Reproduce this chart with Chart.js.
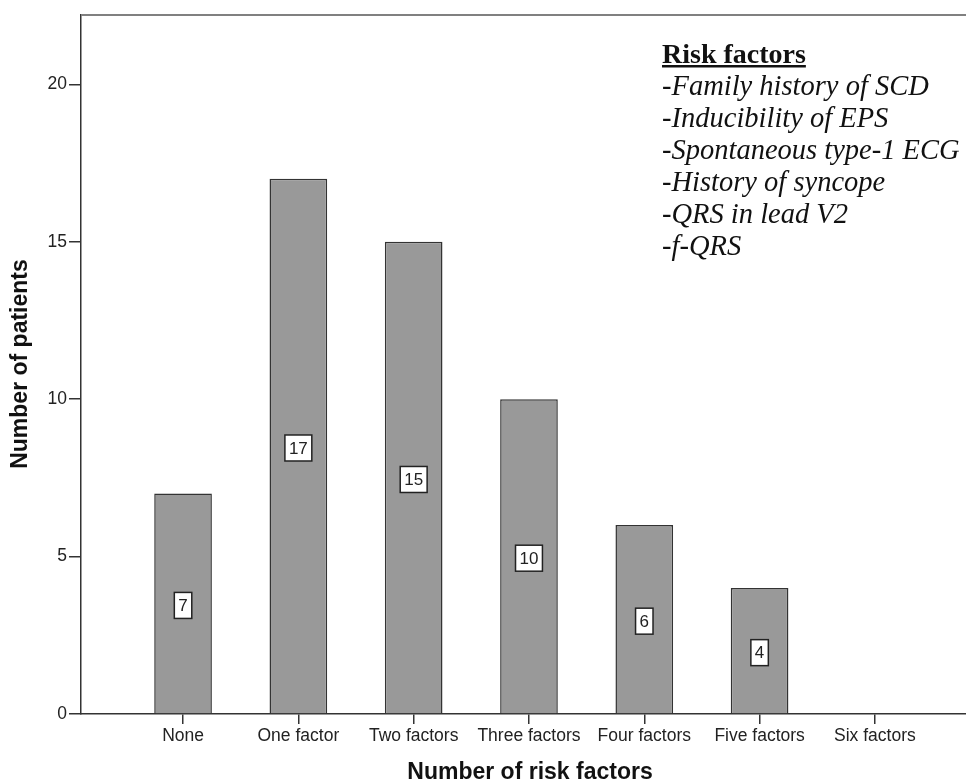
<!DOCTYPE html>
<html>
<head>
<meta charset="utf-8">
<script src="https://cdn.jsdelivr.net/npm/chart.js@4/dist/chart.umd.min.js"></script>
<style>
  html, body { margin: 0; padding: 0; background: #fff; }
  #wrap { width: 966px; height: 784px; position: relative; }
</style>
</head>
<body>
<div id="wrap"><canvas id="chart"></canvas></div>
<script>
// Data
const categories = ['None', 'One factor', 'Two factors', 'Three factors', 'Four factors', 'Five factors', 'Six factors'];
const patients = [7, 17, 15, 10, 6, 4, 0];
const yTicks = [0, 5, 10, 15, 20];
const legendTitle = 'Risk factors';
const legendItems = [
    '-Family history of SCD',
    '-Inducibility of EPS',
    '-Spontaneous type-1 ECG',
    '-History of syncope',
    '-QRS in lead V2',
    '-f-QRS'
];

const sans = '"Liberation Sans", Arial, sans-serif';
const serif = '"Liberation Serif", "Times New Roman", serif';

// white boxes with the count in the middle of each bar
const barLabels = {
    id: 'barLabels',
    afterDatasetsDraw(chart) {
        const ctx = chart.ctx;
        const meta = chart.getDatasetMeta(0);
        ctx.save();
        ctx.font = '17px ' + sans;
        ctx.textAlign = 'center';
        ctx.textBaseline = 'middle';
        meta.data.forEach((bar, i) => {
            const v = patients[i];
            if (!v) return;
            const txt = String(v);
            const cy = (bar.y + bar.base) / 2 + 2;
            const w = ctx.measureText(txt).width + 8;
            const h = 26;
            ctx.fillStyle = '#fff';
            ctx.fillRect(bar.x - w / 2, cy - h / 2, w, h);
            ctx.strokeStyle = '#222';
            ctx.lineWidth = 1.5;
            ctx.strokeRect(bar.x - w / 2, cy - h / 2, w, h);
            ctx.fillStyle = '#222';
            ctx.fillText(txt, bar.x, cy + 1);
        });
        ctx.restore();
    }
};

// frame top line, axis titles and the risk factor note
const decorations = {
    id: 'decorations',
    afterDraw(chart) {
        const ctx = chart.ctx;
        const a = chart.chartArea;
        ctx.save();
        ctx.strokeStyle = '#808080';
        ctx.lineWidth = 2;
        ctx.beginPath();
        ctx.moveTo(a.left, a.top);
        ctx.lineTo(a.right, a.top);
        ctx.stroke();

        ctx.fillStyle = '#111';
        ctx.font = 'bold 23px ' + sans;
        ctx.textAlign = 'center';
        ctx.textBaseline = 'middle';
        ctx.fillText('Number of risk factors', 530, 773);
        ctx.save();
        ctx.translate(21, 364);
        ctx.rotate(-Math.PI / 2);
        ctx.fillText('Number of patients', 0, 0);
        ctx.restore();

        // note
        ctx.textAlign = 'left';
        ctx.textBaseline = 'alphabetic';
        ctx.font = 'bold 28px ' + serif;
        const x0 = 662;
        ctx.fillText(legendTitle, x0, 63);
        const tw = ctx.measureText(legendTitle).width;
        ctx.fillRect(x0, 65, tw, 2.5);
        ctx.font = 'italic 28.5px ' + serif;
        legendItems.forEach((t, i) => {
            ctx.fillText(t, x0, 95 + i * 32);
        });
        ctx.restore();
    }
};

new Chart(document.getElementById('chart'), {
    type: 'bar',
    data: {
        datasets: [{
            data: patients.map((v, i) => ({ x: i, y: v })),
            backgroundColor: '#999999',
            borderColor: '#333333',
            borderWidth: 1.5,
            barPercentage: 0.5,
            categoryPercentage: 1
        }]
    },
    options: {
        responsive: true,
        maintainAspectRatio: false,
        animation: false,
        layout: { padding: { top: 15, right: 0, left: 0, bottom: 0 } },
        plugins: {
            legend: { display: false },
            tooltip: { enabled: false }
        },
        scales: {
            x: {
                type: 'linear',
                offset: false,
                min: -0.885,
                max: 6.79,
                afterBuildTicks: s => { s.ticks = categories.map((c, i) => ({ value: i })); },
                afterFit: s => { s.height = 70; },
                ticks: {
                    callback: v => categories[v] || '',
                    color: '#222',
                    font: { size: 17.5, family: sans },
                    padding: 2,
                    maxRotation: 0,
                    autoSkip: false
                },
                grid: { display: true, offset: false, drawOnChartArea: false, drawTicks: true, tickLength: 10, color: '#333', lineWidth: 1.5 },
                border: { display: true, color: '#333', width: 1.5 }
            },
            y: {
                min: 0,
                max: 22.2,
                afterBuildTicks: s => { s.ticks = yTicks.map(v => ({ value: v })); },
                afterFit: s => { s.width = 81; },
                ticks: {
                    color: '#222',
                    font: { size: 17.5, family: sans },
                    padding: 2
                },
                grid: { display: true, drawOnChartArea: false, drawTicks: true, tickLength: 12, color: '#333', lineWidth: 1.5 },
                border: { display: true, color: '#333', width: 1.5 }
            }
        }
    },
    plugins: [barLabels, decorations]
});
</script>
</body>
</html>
= = = = =
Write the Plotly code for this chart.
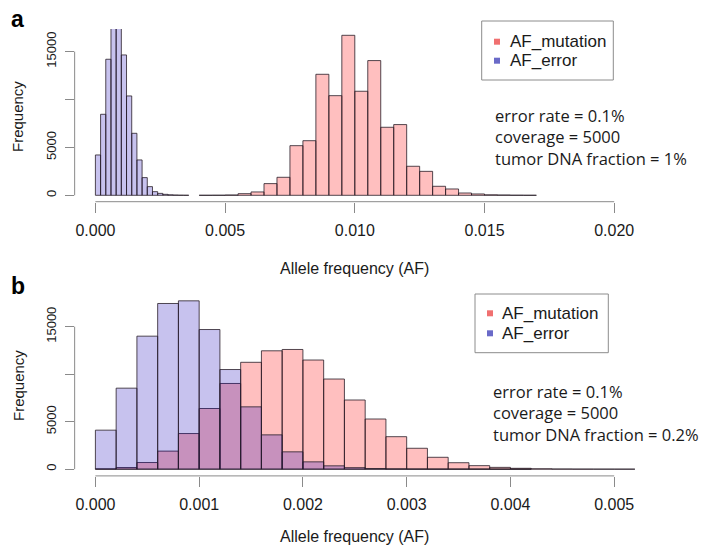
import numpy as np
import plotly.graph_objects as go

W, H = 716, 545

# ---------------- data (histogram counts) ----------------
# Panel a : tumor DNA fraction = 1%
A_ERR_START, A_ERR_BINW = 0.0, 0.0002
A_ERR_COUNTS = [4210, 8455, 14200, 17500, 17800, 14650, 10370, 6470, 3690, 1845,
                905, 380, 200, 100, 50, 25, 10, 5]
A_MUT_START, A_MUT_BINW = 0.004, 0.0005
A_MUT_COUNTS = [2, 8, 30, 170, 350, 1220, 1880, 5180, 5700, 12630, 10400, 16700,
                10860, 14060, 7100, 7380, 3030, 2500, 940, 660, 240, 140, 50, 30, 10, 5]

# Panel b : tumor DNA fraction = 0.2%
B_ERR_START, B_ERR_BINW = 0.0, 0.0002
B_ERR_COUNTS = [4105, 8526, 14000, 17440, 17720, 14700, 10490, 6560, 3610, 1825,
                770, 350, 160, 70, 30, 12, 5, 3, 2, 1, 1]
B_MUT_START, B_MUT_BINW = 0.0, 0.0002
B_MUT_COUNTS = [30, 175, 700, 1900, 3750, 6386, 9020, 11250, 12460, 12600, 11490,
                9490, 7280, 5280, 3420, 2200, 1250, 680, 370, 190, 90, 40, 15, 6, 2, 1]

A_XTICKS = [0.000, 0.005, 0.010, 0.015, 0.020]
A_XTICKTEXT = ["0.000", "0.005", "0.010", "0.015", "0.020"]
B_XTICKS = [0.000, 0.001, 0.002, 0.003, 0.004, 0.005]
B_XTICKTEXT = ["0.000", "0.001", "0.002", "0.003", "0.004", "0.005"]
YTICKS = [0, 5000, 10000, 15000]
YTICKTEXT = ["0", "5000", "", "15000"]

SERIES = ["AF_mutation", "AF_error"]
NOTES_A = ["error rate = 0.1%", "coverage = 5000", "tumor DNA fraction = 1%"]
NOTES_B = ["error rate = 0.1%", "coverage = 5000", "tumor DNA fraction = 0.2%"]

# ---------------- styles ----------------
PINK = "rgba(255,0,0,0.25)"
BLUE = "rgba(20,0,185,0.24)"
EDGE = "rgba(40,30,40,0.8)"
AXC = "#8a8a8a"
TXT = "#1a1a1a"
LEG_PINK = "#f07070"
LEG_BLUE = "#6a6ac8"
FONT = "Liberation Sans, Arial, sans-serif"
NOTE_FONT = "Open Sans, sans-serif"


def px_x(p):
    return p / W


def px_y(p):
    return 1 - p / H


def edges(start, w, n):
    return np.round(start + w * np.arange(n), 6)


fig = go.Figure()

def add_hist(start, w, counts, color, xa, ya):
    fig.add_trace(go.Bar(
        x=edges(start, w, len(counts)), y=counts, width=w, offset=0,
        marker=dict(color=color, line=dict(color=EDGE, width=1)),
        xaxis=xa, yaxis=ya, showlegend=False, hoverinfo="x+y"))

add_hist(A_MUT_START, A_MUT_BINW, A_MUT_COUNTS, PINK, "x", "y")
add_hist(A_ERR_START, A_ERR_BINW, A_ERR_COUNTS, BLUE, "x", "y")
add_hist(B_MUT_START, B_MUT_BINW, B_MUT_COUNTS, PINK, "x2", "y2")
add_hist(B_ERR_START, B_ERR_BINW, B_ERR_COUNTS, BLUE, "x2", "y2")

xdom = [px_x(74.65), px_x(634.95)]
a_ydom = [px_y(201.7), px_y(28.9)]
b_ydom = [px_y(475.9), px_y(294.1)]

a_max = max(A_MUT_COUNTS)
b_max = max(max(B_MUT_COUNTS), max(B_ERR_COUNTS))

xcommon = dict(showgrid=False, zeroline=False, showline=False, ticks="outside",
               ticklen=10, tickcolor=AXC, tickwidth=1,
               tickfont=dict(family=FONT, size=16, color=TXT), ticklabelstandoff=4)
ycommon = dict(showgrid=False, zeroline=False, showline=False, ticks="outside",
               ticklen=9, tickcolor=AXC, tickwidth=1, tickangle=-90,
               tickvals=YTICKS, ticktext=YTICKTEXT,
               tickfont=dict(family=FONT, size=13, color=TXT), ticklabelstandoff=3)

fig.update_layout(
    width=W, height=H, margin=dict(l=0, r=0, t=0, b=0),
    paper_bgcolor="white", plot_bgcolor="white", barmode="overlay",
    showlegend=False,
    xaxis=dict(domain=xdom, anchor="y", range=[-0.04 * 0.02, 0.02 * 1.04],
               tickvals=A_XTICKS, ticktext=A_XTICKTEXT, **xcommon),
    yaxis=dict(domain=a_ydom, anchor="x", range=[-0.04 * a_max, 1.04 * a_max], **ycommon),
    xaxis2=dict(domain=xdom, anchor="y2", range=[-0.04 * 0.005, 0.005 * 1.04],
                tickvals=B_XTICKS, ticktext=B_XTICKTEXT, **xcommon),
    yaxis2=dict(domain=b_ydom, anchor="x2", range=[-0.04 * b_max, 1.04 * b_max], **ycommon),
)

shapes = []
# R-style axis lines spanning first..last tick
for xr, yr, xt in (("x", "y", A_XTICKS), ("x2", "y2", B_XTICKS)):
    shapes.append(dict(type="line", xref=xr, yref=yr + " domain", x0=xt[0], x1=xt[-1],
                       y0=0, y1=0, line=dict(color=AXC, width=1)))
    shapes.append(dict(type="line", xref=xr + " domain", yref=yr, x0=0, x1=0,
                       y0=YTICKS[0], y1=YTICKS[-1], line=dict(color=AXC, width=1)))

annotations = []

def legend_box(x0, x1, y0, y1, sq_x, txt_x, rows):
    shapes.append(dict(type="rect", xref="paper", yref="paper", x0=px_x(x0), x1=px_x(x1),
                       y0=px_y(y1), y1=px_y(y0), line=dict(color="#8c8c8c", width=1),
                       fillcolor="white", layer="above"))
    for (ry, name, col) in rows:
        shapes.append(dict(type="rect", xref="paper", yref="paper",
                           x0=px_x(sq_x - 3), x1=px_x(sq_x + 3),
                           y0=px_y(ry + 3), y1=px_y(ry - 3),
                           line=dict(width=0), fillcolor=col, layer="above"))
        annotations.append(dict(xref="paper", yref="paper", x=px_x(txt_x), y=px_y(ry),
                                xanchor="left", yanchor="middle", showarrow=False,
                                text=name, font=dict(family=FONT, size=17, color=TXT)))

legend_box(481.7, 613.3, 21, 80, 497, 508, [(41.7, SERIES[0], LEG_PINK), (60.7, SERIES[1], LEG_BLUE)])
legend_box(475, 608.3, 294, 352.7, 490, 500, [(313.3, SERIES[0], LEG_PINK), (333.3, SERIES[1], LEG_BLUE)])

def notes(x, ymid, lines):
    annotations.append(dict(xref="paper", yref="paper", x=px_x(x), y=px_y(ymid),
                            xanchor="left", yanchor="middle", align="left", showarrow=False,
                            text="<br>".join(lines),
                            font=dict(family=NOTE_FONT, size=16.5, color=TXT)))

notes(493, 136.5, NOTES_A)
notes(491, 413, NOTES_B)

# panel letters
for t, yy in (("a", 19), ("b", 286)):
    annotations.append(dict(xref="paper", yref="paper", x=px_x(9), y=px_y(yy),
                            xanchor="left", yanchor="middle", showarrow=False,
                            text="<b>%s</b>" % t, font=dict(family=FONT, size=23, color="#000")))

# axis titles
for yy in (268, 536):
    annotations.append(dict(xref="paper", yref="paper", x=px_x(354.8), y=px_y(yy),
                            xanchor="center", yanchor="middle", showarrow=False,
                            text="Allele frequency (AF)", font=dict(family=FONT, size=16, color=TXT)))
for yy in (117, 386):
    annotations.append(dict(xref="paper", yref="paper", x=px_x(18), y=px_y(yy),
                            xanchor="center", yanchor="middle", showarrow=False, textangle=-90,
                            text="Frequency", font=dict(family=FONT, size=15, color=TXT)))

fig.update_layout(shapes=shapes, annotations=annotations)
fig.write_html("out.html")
= = = = =
SET TASK: Both the line with "Write the Plotly code for this chart." and the line with "50, 30, 10, 5]" belong in the copy, along with every line between them; set them down exactly and skip the pictures.

RESULT:
Write the Plotly code for this chart.
import numpy as np
import plotly.graph_objects as go

W, H = 716, 545

# ---------------- data (histogram counts) ----------------
# Panel a : tumor DNA fraction = 1%
A_ERR_START, A_ERR_BINW = 0.0, 0.0002
A_ERR_COUNTS = [4210, 8455, 14200, 17500, 17800, 14650, 10370, 6470, 3690, 1845,
                905, 380, 200, 100, 50, 25, 10, 5]
A_MUT_START, A_MUT_BINW = 0.004, 0.0005
A_MUT_COUNTS = [2, 8, 30, 170, 350, 1220, 1880, 5180, 5700, 12630, 10400, 16700,
                10860, 14060, 7100, 7380, 3030, 2500, 940, 660, 240, 140, 50, 30, 10, 5]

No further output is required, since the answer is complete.